Sixth, I have come to believe that by following the Course I am following one who knows the way. Humanity has produced a small number of towering religious geniuses, and I personally believe the author of the Course is one of them. This is partly because I believe he really is Jesus, but it's mainly because of how he shows up in the Course. He conveys such a mastery of the journey and such a feeling of having reached the end, such a feeling of egolessness. Yet he has none of the remoteness one might associate with egolessness. He feels like he is really with us in the process, that he honestly treasures us, just as he says (see T-13.X.13:2), that he genuinely cares about our welfare, even more than we do. I get the sense that he is totally on my side, yet is just as fully on God's side, and that he therefore holds the key to bridging the apparent distance between the two. I can't help but feel that as I traverse this unfamiliar territory, I am in the hands of the most reliable guide imaginable, one who walks with me all the way and yet also stands at the end, waiting with open arms.
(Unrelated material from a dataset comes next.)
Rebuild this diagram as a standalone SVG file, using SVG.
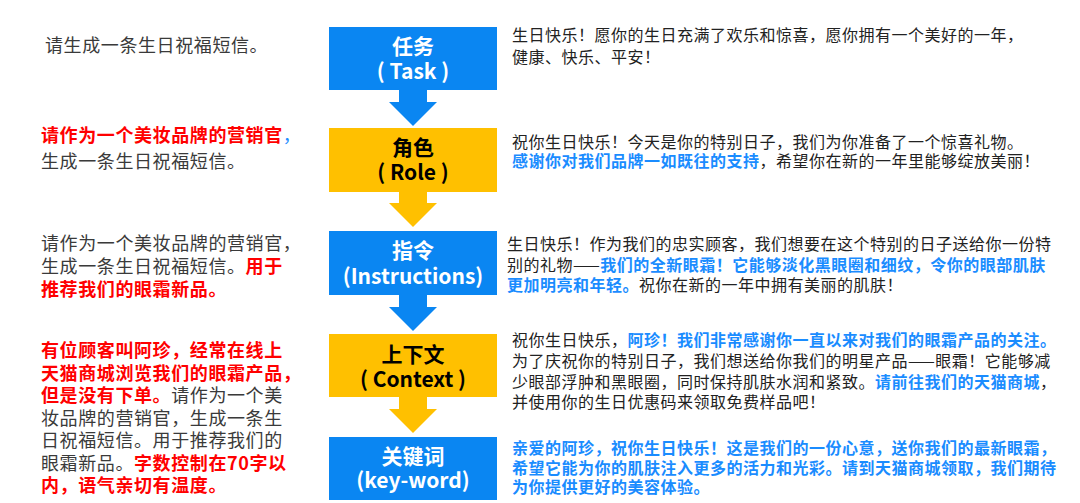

I hope you can see why I feel that by sticking just with the Course and just with the straightforward sense of its words, I am living in that mansion I described. Why on earth would I want to go back to moving around from house to house? Why would I want to evade the plain sense of Jesus' words and read in my own metaphorical meanings, when that plain sense offers me such treasures? This doesn't mean that I don't have great respect for other teachings and other teachers. It just means that this is my teaching and my teacher. I once heard Huston Smith relate how a Hindu pandit told him that it's better to dig one well of sixty feet than six wells of ten feet each. I thought, true, but only if you have found the right place to dig. I have no doubt that, for myself, I have found that right place.